Some experts predicted the central bank will lower the benchmark interest rate by a quarter percentage point to 2.50 percent on Friday in a bid to cope with the won’s sharp ascent to the greenback.
“The local currency has been appreciating against the dollar at the fastest clip in the world due to strong U.S. and Japanese monetary policy,” said Yeom Sang-hoon, an analyst at SK Securities. “Given that, the BOK is highly likely to cut the interest rate to cope with an expected surge in fund inflows into Korea.”
Last year alone, the Korean currency climbed more than 8 percent against the greenback, spawning concern that it could eat into the country’s exports, which are a key driver of its economic growth.

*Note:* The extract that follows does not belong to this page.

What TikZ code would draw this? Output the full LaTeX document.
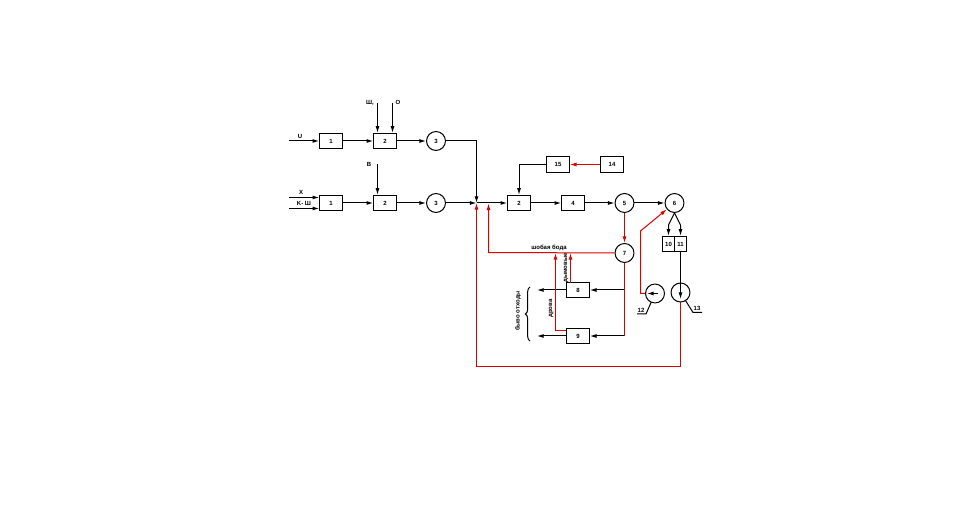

A strong won usually hurts the price competitiveness of local exporting companies by making their goods more expensive in overseas markets.
Lim Jin, a researcher at the Korea Institute of Finance, said the BOK may opt for a rate reduction in an effort to prop up the slumping economy. “The government’s recent decision to front-load more than 70 percent of its budget in the first half mirrors its strong will to bolster the economy,” he said.
The government has cut its growth outlook to 3 percent from an earlier 4 percent, citing lingering external uncertainties.
Other experts projected the BOK to hold the key interest rate steady for this month, saying economic conditions have not reached their worst level yet.
“The economy doesn’t seem to be slumping as fast as in July and October last year, when the central bank cut the key rate,” said Park Jong-yeon, an analyst at Woori Investment & Securities. “A rate freeze would have the effect of boosting the economy.”
In December, the central bank froze the key interest rate at 2.75 percent for the second straight month, opting to preserve policy room in the face of global economic uncertainty. Last year, the BOK cut the key rate twice by a quarter percentage point each to 2.75 percent in an effort to boost growth amid the protracted global downturn and a slowing local economy.
Park further said the government’s planned front-loading of its budget could give the central bank more time to adjust the key interest rate.
On Friday, the BOK is also scheduled to announce its economic growth outlook for 2013. The central bank earlier forecast Asia’s fourth-largest economy will expand 3.2 percent this year, but market watchers say the BOK will have no choice but to revise down the number slightly.